28 Mai 2009 , Rédigé par Samir Ould Ali Publié dans #Revue de Presse

Indigne, honteux, déshonorant, abject, ignominieux, les adjectifs les plus exécrables ne sont en réalité que de simples euphémismes lorsqu’on veut les employer pour décrire la saleté qui a transformé le bois des Arcades en un dépotoir à ciel ouvert. Sacs en plastique, cannettes de sodas et de bière, tessons de bouteilles et emballages en tous genres jonchent le sol de cette forêt, enlaidissant ce site qui, il y a quelques années, était un paradisiaque coin de villégiature et de verdure. Les poubelles installées à et là dégagent des odeurs pestilentielles, à telle enseigne que les promeneurs doivent presser le pas pour éviter de s’asphyxier. La si belle forêt qui a fait la réputation d’Alger durant des générations entières tombe ainsi en décrépitude et sans que cela émeuve aucunement les pouvoirs publics !
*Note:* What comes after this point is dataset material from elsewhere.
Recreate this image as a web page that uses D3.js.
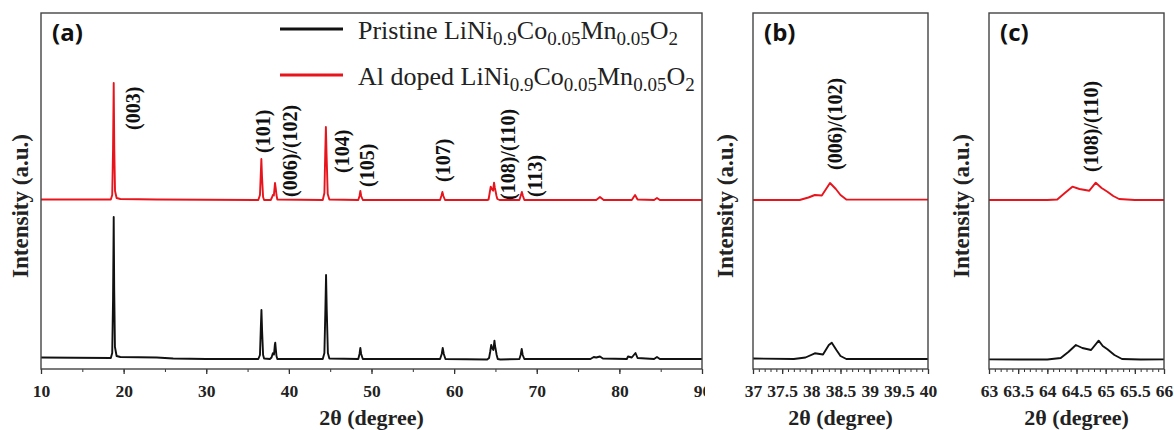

Surplombant le jardin d’Essais du Hamma et faisant face au centre commercial de Riadh El Feth, le Bois des Arcades abrite en vérité une décharge que l’Office Riadh El-Feth (OREF) a «planté» il y a de cela plus de dix ans pour contenir tous les déchets et les ordures que pas moins de 13 restaurants et salons de thé, ils étaient naguère plus de 20, lesquels sont implantés au sein même de la forêt, rejettent au quotidien. Or, par manque de bennes à ordures et de clôtures pour les séparer de la forêt, les ordures sont larguées à même le sol et sous les arbres. Cette atteinte inqualifiable à l’environnement, qui date depuis des années, a fini par écorcher la beauté et le charme d’antan de ce site merveilleux. Offrant un panorama à couper le souffle aux regards des visiteurs qui s’aventurent dans les entrailles de ce bois ombragé dont les majestueux arbres et l’air frais bercent les visiteurs bucoliques et les amoureux qui s’y promènent, et s’y reposent, le temps d’une journée dédiée à l’évasion, le site subit continuellement des dégradations de plus en plus importantes. Aujourd’hui, les amoureux du Bois des Arcades tirent la sonnette d’alarme et appellent les pouvoirs publics à agir en urgence pour sauver cette forêt de sa déchéance programmée.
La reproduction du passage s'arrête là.